■ WHAT IS EXPECTED ■
Copy every line in which the string "React" occurs.

** start of INFORMATION SHOWN **

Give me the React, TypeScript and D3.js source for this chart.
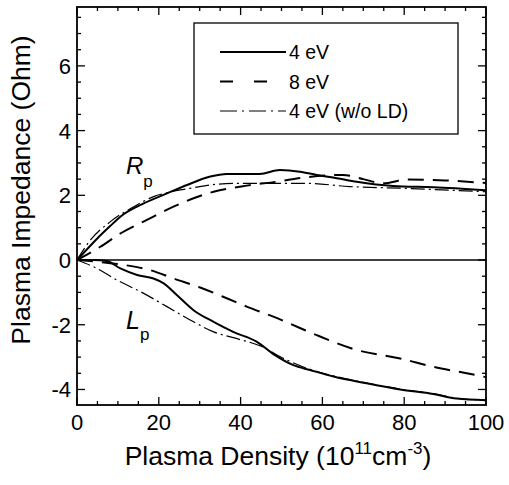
import React from "react";
import * as d3 from "d3";

const W = 509, H = 485;
const M = { left: 77, right: 486, top: 7, bottom: 405 };

const xTicks = [0, 20, 40, 60, 80, 100];
const yTicks = [-4, -2, 0, 2, 4, 6];

// R_p curves
const rp4x = [0, 4.9, 8.1, 10.6, 16.3, 22, 26.9, 32.6, 36.6, 44.7, 49.6, 54.5, 58.6, 63.5, 68.4, 77.3, 87.1, 100];
const rp4y = [0, 0.66, 1.05, 1.34, 1.75, 2.06, 2.32, 2.58, 2.66, 2.66, 2.78, 2.73, 2.63, 2.53, 2.42, 2.29, 2.25, 2.16];

const rp8x = [0, 5.7, 10.6, 17.1, 23.6, 28.5, 33.4, 41.5, 48.8, 56.2, 65, 70, 74.9, 80.6, 90, 100];
const rp8y = [0, 0.41, 0.82, 1.24, 1.65, 1.91, 2.11, 2.3, 2.42, 2.56, 2.63, 2.5, 2.37, 2.49, 2.46, 2.38];

const rpNx = [0, 3.3, 8.1, 13.9, 18.7, 22, 26.9, 32.6, 38, 44.7, 56.2, 66.7, 79, 100];
const rpNy = [0, 0.62, 1.18, 1.65, 1.96, 2.08, 2.2, 2.32, 2.37, 2.37, 2.37, 2.27, 2.22, 2.11];

// L_p curves
const lp4x = [0, 4, 7.3, 10.6, 14.7, 18.7, 21.2, 24.4, 28.5, 33.4, 38.2, 43.9, 48.4, 52.9, 57, 62.7, 70.8, 79, 87.1, 92.8, 100];
const lp4y = [0, 0, -0.03, -0.26, -0.46, -0.57, -0.72, -1.08, -1.55, -1.91, -2.22, -2.52, -2.94, -3.25, -3.4, -3.6, -3.81, -4.0, -4.14, -4.28, -4.33];

const lp8x = [0, 4.9, 11.4, 17.9, 23.6, 30.1, 36.6, 41.5, 48, 54.5, 58.6, 68.4, 79, 87.1, 95.3, 100];
const lp8y = [0, -0.05, -0.15, -0.31, -0.57, -0.85, -1.18, -1.44, -1.75, -2.1, -2.32, -2.78, -3.04, -3.3, -3.5, -3.62];

const lpNx = [0, 4.9, 9.8, 16.3, 22, 28.5, 33.4, 38.2, 44.7, 51.3, 57, 62.7, 70.8, 79, 87.1, 92.8, 100];
const lpNy = [0, -0.26, -0.62, -1.03, -1.44, -1.91, -2.22, -2.4, -2.65, -3.09, -3.38, -3.58, -3.8, -3.99, -4.13, -4.27, -4.33];

const legendLabels = ["4 eV", "8 eV", "4 eV (w/o LD)"];

const x = d3.scaleLinear().domain([0, 100]).range([M.left, M.right]);
const y = d3.scaleLinear().domain([-4.48, 7.82]).range([M.bottom, M.top]);

const line = d3
  .line<[number, number]>()
  .x((d) => x(d[0]))
  .y((d) => y(d[1]))
  .curve(d3.curveMonotoneX);

const zip = (a: number[], b: number[]) => a.map((v, i) => [v, b[i]] as [number, number]);

const SOLID = { dash: undefined as string | undefined, w: 2 };
const DASH = { dash: "16,9", w: 2 };
const DASHDOT = { dash: "14,4,2,4", w: 1.2 };

export default function App() {
  const font = "'Liberation Sans', Arial, sans-serif";
  const xMinor = d3.range(0, 100.01, 5);
  const yMinor = d3.range(-4, 7.6, 0.5);
  const curves = [
    { d: zip(rp4x, rp4y), s: SOLID },
    { d: zip(rp8x, rp8y), s: DASH },
    { d: zip(rpNx, rpNy), s: DASHDOT },
    { d: zip(lp4x, lp4y), s: SOLID },
    { d: zip(lp8x, lp8y), s: DASH },
    { d: zip(lpNx, lpNy), s: DASHDOT },
  ];
  const legendStyles = [
    { dash: undefined as string | undefined, w: 2 },
    { dash: "13,21", w: 2 },
    { dash: "17,5,2,5", w: 1.2 },
  ];
  return (
    <svg
      width={W}
      height={H}
      style={{ position: "absolute", left: 0, top: 0, background: "#fff" }}
      fontFamily={font}
    >
      <rect x={0} y={0} width={W} height={H} fill="#fff" />
      {/* zero line */}
      <line x1={M.left} x2={M.right} y1={y(0)} y2={y(0)} stroke="#000" strokeWidth={1.6} />
      {/* curves */}
      {curves.map((c, i) => (
        <path
          key={i}
          d={line(c.d) || ""}
          fill="none"
          stroke="#000"
          strokeWidth={c.s.w}
          strokeDasharray={c.s.dash}
        />
      ))}
      {/* ticks */}
      {xMinor.map((t) => {
        const major = t % 20 === 0;
        const len = major ? 8 : 4;
        return (
          <g key={"xt" + t}>
            <line x1={x(t)} x2={x(t)} y1={M.bottom} y2={M.bottom - len} stroke="#000" strokeWidth={1.3} />
            <line x1={x(t)} x2={x(t)} y1={M.top} y2={M.top + len} stroke="#000" strokeWidth={1.3} />
          </g>
        );
      })}
      {yMinor.map((t) => {
        const major = Math.abs(t % 2) < 1e-6;
        const len = major ? 8 : 4;
        return (
          <g key={"yt" + t}>
            <line x1={M.left} x2={M.left + len} y1={y(t)} y2={y(t)} stroke="#000" strokeWidth={1.3} />
            <line x1={M.right} x2={M.right - len} y1={y(t)} y2={y(t)} stroke="#000" strokeWidth={1.3} />
          </g>
        );
      })}
      {/* frame */}
      <rect
        x={M.left}
        y={M.top}
        width={M.right - M.left}
        height={M.bottom - M.top}
        fill="none"
        stroke="#000"
        strokeWidth={1.8}
      />
      {/* tick labels */}
      {xTicks.map((t) => (
        <text key={"xl" + t} x={x(t)} y={430} textAnchor="middle" fontSize={22}>
          {t}
        </text>
      ))}
      {yTicks.map((t) => (
        <text key={"yl" + t} x={71} y={y(t) + 8} textAnchor="end" fontSize={22}>
          {t}
        </text>
      ))}
      {/* axis titles */}
      <text x={278} y={465} textAnchor="middle" fontSize={26.5}>
        Plasma Density (10
        <tspan fontSize={17} dy={-11}>11</tspan>
        <tspan dy={11}>cm</tspan>
        <tspan fontSize={17} dy={-11}>-3</tspan>
        <tspan dy={11}>)</tspan>
      </text>
      <text
        transform={`translate(30,${190}) rotate(-90)`}
        textAnchor="middle"
        fontSize={26.5}
      >
        Plasma Impedance (Ohm)
      </text>
      {/* curve labels */}
      <text x={126} y={174} fontSize={24}>
        <tspan fontStyle="italic">R</tspan>
        <tspan fontSize={17} dy={13}>p</tspan>
      </text>
      <text x={126} y={329} fontSize={25}>
        <tspan fontStyle="italic">L</tspan>
        <tspan fontSize={17} dy={11}>p</tspan>
      </text>
      {/* legend */}
      <rect x={194} y={23} width={264} height={111} fill="#fff" stroke="#000" strokeWidth={1.3} />
      {legendLabels.map((lab, i) => {
        const yy = 52 + i * 29.5;
        const s = legendStyles[i];
        return (
          <g key={lab}>
            <line x1={220} x2={286} y1={yy} y2={yy} stroke="#000" strokeWidth={s.w} strokeDasharray={s.dash} />
            <text x={289} y={yy + 7} fontSize={19.5}>
              {lab}
            </text>
          </g>
        );
      })}
    </svg>
  );
}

** end of INFORMATION SHOWN **

■ FINISHED ANSWER ■
Give me the React, TypeScript and D3.js source for this chart.
import React from "react";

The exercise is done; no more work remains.